INSTRUCTIONS FOR THE TASK:
Extract every line that contains the string "React".

MATERIAL:
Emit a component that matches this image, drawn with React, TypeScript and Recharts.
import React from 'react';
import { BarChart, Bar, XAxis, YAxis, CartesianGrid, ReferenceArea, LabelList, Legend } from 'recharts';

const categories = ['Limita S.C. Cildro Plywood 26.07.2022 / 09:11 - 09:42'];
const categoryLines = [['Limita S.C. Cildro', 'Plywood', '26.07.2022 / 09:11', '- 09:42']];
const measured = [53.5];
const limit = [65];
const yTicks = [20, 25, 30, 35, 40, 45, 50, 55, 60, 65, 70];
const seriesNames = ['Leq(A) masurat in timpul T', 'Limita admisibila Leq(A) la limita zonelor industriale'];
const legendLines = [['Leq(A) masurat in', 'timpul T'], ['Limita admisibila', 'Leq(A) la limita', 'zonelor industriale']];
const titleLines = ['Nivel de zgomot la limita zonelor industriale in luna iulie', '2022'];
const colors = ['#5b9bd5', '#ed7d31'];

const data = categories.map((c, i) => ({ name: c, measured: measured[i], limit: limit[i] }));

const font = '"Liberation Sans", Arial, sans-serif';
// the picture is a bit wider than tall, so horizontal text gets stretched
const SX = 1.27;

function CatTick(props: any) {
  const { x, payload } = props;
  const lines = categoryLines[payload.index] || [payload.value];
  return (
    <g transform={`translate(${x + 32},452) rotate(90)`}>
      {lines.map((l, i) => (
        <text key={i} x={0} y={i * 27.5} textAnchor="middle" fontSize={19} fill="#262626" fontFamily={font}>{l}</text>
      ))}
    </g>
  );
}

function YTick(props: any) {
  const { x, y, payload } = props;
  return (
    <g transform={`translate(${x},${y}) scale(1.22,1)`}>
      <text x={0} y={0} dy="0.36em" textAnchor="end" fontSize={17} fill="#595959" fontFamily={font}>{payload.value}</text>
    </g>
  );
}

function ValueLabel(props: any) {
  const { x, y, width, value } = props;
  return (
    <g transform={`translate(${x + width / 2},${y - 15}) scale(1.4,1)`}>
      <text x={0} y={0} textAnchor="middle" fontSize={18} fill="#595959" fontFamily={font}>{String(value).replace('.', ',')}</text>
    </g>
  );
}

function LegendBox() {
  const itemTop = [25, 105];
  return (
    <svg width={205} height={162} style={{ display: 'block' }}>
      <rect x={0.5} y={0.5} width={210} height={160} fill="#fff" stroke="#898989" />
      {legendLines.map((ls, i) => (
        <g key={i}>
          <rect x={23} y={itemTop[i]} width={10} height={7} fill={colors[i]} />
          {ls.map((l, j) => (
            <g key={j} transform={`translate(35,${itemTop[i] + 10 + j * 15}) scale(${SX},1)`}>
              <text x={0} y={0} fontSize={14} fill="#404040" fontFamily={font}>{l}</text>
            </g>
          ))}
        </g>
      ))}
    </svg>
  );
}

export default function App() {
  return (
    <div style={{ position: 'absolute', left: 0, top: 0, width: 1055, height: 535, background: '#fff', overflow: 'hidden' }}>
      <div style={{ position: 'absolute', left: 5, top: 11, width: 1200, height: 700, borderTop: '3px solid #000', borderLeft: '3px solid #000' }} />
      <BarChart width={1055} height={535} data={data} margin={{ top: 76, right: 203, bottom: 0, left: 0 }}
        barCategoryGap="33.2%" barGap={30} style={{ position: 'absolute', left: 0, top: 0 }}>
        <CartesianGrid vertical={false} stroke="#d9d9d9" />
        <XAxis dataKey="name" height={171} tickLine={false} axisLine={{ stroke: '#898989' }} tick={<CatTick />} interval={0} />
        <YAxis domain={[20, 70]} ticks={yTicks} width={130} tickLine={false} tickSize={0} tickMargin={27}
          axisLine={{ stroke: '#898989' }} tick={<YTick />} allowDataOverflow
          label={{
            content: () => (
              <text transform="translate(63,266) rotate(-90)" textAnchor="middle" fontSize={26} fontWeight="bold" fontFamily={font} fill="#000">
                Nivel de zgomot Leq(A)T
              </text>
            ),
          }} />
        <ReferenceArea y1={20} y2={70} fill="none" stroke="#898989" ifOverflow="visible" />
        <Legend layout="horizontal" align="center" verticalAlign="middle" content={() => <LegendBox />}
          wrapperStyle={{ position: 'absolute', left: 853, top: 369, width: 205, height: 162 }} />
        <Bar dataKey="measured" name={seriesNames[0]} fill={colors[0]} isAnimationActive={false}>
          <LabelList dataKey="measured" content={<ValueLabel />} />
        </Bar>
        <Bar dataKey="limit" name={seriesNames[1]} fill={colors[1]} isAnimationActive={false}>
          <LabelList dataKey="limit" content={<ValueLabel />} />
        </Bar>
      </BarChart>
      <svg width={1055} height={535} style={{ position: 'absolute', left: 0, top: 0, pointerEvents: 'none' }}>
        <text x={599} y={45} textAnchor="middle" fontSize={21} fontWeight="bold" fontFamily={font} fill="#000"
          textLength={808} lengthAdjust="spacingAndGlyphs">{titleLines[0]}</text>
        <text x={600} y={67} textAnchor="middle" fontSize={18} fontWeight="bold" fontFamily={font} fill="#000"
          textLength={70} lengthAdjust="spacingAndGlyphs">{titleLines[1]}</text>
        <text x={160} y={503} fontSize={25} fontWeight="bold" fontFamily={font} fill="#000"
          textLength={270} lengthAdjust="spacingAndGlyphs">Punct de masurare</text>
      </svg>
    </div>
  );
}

RESULT OF THE EXERCISE:
Emit a component that matches this image, drawn with React, TypeScript and Recharts.
import React from 'react';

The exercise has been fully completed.